Now forget all of that, because none of it is in Venom the movie. Why not? It has to do with the very same deal between Sony and Marvel that allows Spider-Man to swing into the occasional Marvel Studios movie.
Back in the '90s, Marvel licensed the rights of various superhero properties out to different studios like Sony and Fox, the deal being: As long as those studios kept paying a fee to Marvel for the rights to make movies about its characters, Marvel couldn't take them back. That's why we've gotten so many Fantastic 4 films over the years, each one somehow worse than the last. After the formation of Marvel Studios in the mid-2000s, the company did the impossible with the Avengers -- introducing the public to B- and C-level superheroes most of us had never even heard of, and swiftly making them household names, with the help of its $4 billion dollar acquisition by Disney. Everything owned by Marvel Studios (the Avengers, Agents of S.H.I.E.L.D., everything under Netflix's and, soon, Disney's streaming banner) exists in the Marvel Universe. The X-Men and the Fantastic 4 are off in their own 20th Century Fox universes, and Spider-Man, until recently, was all by his lonesome over at Sony.

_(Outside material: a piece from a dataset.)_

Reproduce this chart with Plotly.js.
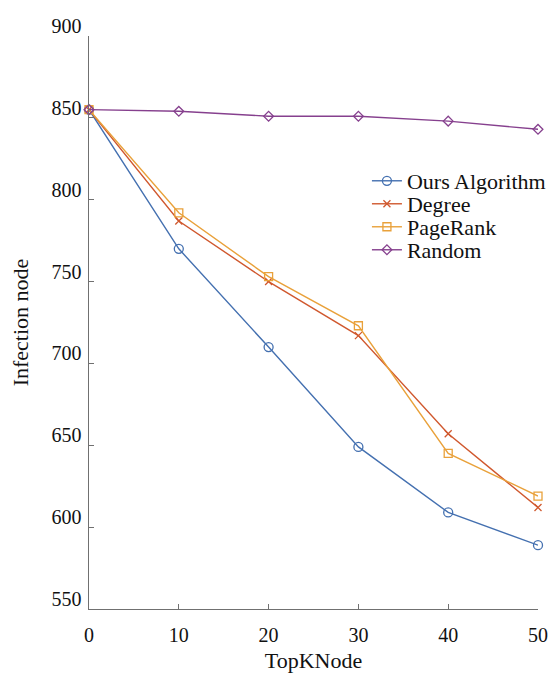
<!DOCTYPE html>
<html>
<head>
<meta charset="utf-8">
<script src="https://cdn.plot.ly/plotly-3.0.1.min.js"></script>
<style>
  html, body { margin: 0; padding: 0; background: #fff; }
  #chart { width: 552px; height: 673px; }
</style>
</head>
<body>
<div id="chart"></div>
<script>
// Number of top-K seed nodes removed
const topK = [0, 10, 20, 30, 40, 50];

// Infected node counts per method
const oursAlgorithm = [855, 770, 710, 649, 609, 589];
const degree        = [855, 787, 750, 717, 657, 612];
const pageRank      = [855, 792, 753, 723, 645, 619];
const randomPick    = [855, 854, 851, 851, 848, 843];

const seriesNames = ['Ours Algorithm', 'Degree', 'PageRank', 'Random'];
const xTicks = [0, 10, 20, 30, 40, 50];
const yTicks = [550, 600, 650, 700, 750, 800, 850, 900];

const serif = "'Liberation Serif', 'Times New Roman', serif";

function series(y, name, color, symbol, size, legendId) {
  return {
    x: topK, y: y, name: name, type: 'scatter', mode: 'lines+markers',
    line: { color: color, width: 1.4 },
    marker: { symbol: symbol, size: size, color: color,
              line: { color: color, width: 1.3 } },
    cliponaxis: false,
    legend: legendId
  };
}

const traces = [
  series(oursAlgorithm, seriesNames[0], '#4470b0', 'circle-open', 9, 'legend'),
  series(degree,        seriesNames[1], '#d0582e', 'x-thin-open', 7, 'legend2'),
  series(pageRank,      seriesNames[2], '#e9a13a', 'square-open', 8, 'legend3'),
  series(randomPick,    seriesNames[3], '#86408e', 'diamond-open', 7.5, 'legend4')
];

function legendBox(y) {
  return {
    x: 0.619, y: y, xanchor: 'left', yanchor: 'middle',
    bgcolor: 'rgba(0,0,0,0)', borderwidth: 0,
    font: { family: serif, size: 22, color: '#111' },
    itemwidth: 30
  };
}

function axisBase() {
  return {
    showline: true, linecolor: '#707070', linewidth: 1.4,
    ticks: 'inside', ticklen: 5, tickwidth: 1.2, tickcolor: '#707070',
    showgrid: false, zeroline: false, automargin: false, mirror: false,
    tickfont: { family: serif, size: 20, color: '#111' }
  };
}

// plot area runs to the bottom edge; the y domain lifts the x axis off it
const layout = {
  width: 552, height: 673,
  margin: { l: 89, r: 14, t: 36, b: 0, autoexpand: false },
  paper_bgcolor: '#fff', plot_bgcolor: '#fff',
  showlegend: true,
  legend:  legendBox(0.7724),
  legend2: legendBox(0.7363),
  legend3: legendBox(0.7002),
  legend4: legendBox(0.6641),
  xaxis: Object.assign(axisBase(), {
    automargin: true,
    range: [0, 50], tickvals: xTicks, ticktext: xTicks.map(String),
    ticklabelstandoff: 8,
    title: { text: 'TopKNode', font: { family: serif, size: 22, color: '#111' }, standoff: 12 }
  }),
  yaxis: Object.assign(axisBase(), {
    domain: [64 / 637, 1],
    range: [550, 900], tickvals: yTicks, ticktext: yTicks.map(String),
    ticklabelshift: -10, ticklabelstandoff: 2,
    title: { text: 'Infection node', font: { family: serif, size: 22, color: '#111' }, standoff: 17 }
  })
};

Plotly.newPlot('chart', traces, layout, { displayModeBar: false, staticPlot: true });
</script>
</body>
</html>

Then came the unprecedented deal in 2015 between Marvel Studios and Sony for shared custody over Spider-Man, a coveted property with more name-recognition than any of the Avengers 10 years ago, rebooting the superhero after Sony's The Amazing Spider-Man flops and integrating him into the Marvel Cinematic Universe, first as a cameo in Captain America: Civil War. With this deal, Marvel Studios got the ability to add in whatever it likes from the Spider-Man universe (and merchandise it) into the MCU, but Sony remained the primary owner. That's why you see the Marvel Studios AND the Sony logos at the start of Spider-Man: Homecoming, and why other Marvel movies like Black Panther and Thor: Ragnarok are available on Netflix, but Spider-Man: Homecomingisn't.

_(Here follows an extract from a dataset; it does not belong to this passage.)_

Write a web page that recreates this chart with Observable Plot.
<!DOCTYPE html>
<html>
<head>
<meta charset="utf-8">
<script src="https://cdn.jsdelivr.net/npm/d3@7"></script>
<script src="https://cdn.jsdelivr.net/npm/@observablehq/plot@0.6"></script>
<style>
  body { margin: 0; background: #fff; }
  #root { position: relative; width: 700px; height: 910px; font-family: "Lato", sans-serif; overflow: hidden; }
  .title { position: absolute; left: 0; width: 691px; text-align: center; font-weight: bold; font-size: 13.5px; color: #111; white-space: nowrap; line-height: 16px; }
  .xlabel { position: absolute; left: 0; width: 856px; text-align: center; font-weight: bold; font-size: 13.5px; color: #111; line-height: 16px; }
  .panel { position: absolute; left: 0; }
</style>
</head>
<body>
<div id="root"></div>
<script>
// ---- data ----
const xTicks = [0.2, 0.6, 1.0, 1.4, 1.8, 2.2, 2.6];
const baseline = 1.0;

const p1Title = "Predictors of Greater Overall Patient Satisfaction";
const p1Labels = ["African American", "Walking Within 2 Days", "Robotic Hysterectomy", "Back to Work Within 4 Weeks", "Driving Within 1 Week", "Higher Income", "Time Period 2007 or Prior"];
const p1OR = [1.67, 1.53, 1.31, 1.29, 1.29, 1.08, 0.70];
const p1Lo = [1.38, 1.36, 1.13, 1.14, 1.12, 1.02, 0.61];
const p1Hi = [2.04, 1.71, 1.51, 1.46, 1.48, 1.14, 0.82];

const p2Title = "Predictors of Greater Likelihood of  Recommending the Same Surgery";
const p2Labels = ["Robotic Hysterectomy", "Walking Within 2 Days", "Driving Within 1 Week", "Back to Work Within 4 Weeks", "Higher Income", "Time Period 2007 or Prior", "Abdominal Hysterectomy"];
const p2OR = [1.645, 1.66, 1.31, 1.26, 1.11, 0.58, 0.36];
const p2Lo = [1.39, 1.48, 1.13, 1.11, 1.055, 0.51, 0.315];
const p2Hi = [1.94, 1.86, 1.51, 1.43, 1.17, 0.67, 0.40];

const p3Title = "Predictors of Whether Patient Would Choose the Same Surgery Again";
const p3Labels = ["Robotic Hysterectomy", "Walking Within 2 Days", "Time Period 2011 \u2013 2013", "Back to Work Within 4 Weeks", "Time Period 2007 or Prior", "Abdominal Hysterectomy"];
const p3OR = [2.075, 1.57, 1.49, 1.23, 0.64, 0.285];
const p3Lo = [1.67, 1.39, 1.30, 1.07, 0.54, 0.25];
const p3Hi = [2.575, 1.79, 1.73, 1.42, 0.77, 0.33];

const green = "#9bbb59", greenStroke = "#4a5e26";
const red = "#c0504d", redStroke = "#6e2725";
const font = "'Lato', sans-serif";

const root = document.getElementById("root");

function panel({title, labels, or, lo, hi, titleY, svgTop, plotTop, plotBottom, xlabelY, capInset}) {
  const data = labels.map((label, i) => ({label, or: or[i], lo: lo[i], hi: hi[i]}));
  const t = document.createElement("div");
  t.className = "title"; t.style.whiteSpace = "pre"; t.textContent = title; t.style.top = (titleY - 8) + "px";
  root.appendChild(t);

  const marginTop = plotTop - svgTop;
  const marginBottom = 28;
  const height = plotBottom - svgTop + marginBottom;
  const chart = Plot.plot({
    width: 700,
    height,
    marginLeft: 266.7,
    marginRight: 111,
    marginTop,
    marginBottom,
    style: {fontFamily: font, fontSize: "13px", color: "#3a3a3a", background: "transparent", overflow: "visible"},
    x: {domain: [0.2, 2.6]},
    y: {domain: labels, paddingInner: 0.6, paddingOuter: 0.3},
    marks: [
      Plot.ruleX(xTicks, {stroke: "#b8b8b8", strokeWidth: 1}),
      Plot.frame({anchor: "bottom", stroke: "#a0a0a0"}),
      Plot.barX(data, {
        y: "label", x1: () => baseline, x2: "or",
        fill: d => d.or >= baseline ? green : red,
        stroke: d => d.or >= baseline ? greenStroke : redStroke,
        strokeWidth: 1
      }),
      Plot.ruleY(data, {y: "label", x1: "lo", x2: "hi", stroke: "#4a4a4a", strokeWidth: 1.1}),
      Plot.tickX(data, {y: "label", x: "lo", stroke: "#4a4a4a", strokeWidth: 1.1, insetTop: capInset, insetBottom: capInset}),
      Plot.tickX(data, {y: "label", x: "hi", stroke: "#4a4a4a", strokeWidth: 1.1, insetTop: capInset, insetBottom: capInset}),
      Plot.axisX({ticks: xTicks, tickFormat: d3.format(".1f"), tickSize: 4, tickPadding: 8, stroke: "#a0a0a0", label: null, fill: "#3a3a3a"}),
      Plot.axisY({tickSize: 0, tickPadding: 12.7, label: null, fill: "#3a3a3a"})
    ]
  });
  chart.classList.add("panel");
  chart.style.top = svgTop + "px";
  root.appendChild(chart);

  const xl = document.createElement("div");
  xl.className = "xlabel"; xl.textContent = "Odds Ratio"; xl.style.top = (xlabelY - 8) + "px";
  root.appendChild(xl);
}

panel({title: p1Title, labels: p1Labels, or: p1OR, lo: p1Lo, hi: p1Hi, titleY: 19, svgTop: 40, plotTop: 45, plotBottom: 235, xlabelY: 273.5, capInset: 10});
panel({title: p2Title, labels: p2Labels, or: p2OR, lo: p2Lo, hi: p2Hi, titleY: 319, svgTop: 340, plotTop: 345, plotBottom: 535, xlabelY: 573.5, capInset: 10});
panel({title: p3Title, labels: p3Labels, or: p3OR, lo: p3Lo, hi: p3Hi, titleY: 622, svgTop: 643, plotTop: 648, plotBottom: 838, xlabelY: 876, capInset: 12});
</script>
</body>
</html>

How, then, has Sony made a Venom movie without Spider-Man, given how entwined both of those characters are? It's pretty easy, actually: Venom simply has zero references to Spider-Man. Because Sony still owns Spider-Man and all the characters in his universe -- including other variations of Spider-Men, and Spider-Man villains like Green Goblin and the Lizard -- the company can circumvent Marvel by making as many live-action movies as it wants with everyone who's not Spider-Man. For Venom, it would be easy enough to just rip the "symbiote from space" part and leave out everything that has to do with Spider-Man, creating something of an original story while staying true to Venom's character, if not his canonical origin.
If Venom and those following in its wake take off and form their own universe, it would have to be one that's completely divorced from Spider-Man. The Peter Parker we know won't show up in Venom -- though Venom does have a Spidey-affiliated post-credits clip that you should stick around for. The other mid-credits scene teases a possible sequel featuring a much-rumored character whose actor’s appearance, in my screening, elicited screams of delight. If Venom is a hit, Sony will have capably bypassed its Spider-Man albatross, and -- as Marvel has already proven -- sometimes it's the smaller, weirder characters who are the easiest to form into major hits.